- [PROBLEM] Search the records that follow and extract every line containing the string "this".

------ DATA ROWS

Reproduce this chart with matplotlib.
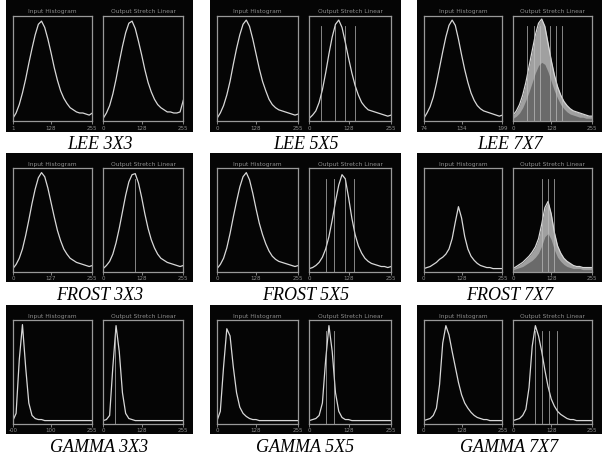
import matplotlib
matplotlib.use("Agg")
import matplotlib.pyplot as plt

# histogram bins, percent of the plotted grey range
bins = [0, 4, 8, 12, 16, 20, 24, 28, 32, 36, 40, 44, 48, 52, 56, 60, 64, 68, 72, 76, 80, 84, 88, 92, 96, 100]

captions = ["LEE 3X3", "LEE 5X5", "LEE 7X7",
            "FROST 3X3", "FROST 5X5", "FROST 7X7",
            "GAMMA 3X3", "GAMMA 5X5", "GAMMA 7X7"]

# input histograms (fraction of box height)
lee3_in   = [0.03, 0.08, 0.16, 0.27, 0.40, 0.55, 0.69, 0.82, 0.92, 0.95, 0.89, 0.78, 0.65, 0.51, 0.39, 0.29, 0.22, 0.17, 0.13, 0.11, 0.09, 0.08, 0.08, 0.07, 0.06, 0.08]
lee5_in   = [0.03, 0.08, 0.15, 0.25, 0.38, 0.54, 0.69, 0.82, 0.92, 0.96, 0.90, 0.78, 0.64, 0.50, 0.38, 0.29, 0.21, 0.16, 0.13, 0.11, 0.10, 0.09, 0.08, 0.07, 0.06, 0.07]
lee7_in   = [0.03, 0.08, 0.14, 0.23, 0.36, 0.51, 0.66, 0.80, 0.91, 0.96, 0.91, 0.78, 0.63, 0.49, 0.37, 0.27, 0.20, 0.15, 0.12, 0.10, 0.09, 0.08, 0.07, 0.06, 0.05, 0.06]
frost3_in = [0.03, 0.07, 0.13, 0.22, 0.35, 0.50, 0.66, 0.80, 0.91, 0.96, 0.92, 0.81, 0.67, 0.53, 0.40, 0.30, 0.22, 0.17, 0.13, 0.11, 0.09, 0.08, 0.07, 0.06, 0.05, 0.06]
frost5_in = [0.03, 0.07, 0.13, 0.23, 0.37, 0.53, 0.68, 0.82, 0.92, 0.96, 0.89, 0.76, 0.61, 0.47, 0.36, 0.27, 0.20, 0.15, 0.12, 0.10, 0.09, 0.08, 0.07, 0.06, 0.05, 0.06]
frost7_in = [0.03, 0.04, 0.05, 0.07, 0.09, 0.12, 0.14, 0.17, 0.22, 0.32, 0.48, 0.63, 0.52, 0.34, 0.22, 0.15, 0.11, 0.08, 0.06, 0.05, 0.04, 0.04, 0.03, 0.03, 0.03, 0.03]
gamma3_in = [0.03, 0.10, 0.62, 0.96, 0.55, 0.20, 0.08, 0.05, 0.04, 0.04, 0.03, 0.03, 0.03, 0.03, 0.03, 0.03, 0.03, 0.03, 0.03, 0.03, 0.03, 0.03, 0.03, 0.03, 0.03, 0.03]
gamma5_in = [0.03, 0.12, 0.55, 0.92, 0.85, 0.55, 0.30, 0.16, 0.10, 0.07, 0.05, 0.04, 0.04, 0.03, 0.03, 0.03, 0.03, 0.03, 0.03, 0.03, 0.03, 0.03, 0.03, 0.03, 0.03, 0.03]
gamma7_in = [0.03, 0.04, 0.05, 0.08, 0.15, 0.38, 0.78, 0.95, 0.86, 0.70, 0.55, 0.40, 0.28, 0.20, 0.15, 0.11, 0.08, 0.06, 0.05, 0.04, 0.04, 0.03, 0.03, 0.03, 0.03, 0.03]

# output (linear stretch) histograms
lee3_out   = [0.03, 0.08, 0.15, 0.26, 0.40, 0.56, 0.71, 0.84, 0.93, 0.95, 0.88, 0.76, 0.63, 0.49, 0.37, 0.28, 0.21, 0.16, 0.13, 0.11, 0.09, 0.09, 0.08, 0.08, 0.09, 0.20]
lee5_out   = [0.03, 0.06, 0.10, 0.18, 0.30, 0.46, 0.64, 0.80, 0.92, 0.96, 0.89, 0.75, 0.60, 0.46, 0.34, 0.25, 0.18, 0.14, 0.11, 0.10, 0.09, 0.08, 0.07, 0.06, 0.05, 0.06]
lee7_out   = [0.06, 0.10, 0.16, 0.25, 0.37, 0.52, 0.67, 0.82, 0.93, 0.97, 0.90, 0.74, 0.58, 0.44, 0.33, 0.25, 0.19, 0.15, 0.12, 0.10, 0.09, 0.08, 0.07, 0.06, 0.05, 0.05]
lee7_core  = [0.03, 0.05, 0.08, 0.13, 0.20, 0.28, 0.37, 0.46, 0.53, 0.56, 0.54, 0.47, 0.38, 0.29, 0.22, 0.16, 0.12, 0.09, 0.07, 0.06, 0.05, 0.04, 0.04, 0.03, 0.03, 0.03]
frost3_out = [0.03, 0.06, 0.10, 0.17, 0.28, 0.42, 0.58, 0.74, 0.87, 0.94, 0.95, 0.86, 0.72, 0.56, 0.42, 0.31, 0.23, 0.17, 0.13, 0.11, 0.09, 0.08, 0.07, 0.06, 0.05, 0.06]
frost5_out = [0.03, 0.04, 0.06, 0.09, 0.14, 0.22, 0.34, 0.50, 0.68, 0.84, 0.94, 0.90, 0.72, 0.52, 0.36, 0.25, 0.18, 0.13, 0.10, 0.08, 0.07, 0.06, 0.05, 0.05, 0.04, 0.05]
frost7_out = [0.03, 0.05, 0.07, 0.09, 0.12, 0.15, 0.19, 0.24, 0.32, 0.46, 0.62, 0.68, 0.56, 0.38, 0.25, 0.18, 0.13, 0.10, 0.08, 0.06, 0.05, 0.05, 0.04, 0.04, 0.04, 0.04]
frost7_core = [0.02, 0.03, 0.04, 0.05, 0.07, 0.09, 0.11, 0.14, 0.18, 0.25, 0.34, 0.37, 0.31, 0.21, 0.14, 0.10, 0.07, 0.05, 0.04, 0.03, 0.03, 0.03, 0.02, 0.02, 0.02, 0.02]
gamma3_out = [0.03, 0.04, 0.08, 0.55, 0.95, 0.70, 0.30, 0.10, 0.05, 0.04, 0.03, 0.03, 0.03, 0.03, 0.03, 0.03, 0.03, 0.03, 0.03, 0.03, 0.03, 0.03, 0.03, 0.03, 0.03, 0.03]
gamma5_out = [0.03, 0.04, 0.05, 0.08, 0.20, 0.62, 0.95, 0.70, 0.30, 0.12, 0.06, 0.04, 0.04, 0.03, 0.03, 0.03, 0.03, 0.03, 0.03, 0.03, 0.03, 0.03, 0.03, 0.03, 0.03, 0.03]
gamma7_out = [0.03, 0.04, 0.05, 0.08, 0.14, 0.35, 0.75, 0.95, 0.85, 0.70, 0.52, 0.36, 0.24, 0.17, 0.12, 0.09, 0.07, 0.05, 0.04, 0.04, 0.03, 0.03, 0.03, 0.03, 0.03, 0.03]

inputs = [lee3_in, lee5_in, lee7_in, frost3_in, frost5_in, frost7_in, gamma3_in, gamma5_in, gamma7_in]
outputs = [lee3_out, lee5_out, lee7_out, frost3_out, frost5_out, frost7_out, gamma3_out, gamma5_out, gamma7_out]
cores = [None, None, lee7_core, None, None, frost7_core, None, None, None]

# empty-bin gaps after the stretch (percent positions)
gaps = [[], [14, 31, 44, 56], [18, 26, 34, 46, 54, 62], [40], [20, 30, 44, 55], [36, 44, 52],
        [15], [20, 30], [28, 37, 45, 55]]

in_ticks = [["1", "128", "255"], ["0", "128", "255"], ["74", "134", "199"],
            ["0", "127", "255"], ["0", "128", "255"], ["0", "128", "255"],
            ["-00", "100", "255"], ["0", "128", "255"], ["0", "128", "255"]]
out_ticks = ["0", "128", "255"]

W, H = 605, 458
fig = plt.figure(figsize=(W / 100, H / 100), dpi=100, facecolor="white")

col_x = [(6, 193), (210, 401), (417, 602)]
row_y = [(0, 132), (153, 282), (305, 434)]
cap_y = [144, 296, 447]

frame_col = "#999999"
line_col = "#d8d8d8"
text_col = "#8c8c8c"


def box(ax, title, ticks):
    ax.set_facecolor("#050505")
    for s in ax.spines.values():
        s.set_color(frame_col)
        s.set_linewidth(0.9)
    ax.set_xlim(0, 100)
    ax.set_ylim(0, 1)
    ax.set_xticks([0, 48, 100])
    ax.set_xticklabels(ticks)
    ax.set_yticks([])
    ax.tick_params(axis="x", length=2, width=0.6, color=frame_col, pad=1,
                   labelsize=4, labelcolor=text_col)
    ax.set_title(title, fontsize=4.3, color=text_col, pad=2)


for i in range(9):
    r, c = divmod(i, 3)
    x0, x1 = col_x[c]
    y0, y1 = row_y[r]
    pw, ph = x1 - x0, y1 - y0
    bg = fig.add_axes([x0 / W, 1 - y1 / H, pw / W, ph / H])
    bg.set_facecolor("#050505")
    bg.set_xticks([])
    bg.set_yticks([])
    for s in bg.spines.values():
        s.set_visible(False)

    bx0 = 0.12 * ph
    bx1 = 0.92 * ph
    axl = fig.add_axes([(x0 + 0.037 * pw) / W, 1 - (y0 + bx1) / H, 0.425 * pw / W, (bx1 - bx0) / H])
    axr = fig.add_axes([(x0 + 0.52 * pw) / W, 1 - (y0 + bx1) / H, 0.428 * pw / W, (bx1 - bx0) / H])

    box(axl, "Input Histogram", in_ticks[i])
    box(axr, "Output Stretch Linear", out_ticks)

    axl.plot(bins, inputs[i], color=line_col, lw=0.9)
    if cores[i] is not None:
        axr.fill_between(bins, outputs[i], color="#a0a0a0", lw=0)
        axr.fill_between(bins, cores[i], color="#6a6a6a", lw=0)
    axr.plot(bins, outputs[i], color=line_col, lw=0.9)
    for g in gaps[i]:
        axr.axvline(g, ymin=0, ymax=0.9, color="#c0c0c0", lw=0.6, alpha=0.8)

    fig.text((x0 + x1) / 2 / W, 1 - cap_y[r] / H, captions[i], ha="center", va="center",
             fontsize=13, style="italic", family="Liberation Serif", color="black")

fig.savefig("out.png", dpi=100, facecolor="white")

------------
------ DATA ROWS

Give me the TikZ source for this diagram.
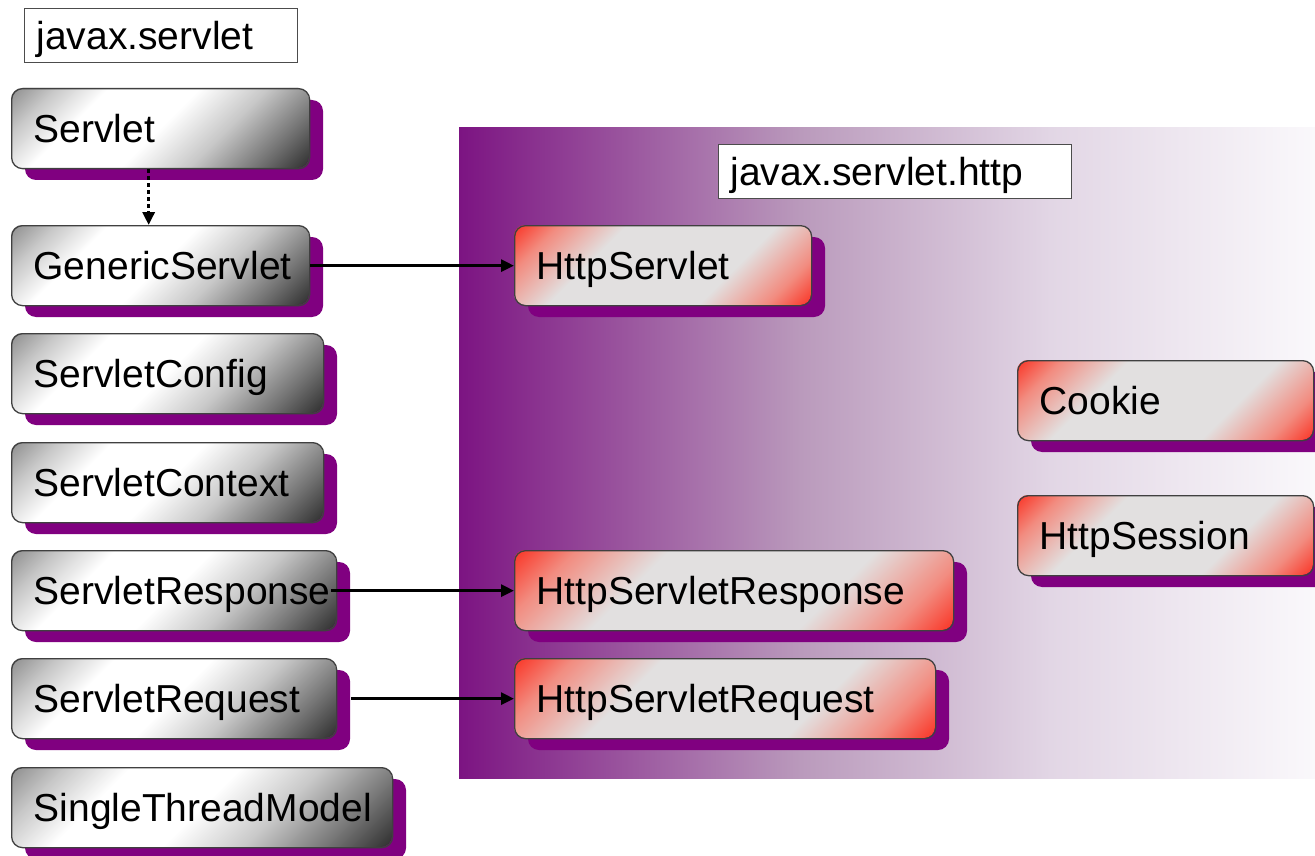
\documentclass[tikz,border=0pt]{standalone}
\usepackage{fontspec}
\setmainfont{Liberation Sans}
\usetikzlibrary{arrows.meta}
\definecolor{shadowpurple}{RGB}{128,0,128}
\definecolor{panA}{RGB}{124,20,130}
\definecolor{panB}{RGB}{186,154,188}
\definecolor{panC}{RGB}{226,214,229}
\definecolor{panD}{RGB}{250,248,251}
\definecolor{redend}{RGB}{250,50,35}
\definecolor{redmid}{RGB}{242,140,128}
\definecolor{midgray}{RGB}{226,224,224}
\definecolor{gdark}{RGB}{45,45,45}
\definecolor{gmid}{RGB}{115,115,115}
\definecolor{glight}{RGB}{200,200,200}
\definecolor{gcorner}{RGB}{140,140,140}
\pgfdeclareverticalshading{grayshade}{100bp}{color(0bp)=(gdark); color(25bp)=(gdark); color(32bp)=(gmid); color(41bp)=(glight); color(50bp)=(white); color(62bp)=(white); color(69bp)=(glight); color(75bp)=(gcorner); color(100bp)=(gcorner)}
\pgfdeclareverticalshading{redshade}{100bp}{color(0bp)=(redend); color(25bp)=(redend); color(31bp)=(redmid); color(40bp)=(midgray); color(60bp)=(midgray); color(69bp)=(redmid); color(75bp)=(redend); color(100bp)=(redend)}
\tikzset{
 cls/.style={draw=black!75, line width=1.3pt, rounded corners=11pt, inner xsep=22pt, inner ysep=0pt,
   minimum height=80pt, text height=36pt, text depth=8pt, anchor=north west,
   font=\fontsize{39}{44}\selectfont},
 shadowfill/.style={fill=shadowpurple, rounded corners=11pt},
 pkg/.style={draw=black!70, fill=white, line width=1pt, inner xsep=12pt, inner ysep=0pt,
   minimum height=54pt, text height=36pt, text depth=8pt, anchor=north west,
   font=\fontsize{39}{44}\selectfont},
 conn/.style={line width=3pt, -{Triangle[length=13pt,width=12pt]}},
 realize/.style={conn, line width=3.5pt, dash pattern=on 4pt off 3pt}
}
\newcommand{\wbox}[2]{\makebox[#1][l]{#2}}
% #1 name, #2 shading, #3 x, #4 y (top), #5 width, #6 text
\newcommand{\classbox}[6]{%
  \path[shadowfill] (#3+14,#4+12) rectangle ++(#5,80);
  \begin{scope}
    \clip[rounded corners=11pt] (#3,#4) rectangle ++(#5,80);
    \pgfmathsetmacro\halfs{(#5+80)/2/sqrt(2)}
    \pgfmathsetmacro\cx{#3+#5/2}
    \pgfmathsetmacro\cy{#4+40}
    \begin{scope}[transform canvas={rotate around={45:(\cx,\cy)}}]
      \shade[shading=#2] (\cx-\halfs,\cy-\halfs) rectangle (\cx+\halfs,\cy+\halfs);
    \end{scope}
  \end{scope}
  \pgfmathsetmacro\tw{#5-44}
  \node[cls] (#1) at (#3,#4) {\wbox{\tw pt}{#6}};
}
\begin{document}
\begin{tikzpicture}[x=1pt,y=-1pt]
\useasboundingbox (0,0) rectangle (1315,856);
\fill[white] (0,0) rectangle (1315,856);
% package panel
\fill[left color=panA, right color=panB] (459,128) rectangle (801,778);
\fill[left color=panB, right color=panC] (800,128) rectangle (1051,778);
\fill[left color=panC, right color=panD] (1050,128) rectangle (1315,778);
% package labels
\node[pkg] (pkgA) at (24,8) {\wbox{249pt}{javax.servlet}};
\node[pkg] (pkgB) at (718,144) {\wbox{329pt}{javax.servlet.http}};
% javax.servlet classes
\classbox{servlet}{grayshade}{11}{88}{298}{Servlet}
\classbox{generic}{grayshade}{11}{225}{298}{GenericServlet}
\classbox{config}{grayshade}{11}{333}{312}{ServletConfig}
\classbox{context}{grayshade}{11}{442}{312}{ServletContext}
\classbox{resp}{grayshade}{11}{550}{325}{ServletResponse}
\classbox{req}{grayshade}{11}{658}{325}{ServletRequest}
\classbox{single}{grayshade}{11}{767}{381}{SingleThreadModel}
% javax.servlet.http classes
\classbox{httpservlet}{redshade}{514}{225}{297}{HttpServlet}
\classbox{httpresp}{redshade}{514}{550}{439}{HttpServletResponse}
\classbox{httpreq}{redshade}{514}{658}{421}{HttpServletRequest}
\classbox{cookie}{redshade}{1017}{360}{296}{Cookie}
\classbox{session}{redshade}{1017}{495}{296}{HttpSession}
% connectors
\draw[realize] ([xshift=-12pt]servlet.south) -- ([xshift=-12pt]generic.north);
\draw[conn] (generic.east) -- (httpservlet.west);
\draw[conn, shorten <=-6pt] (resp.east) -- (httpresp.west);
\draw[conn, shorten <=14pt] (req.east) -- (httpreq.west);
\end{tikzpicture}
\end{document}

------------

- [ANSWER IN FULL]
Reproduce this chart with matplotlib.
Give me the TikZ source for this diagram.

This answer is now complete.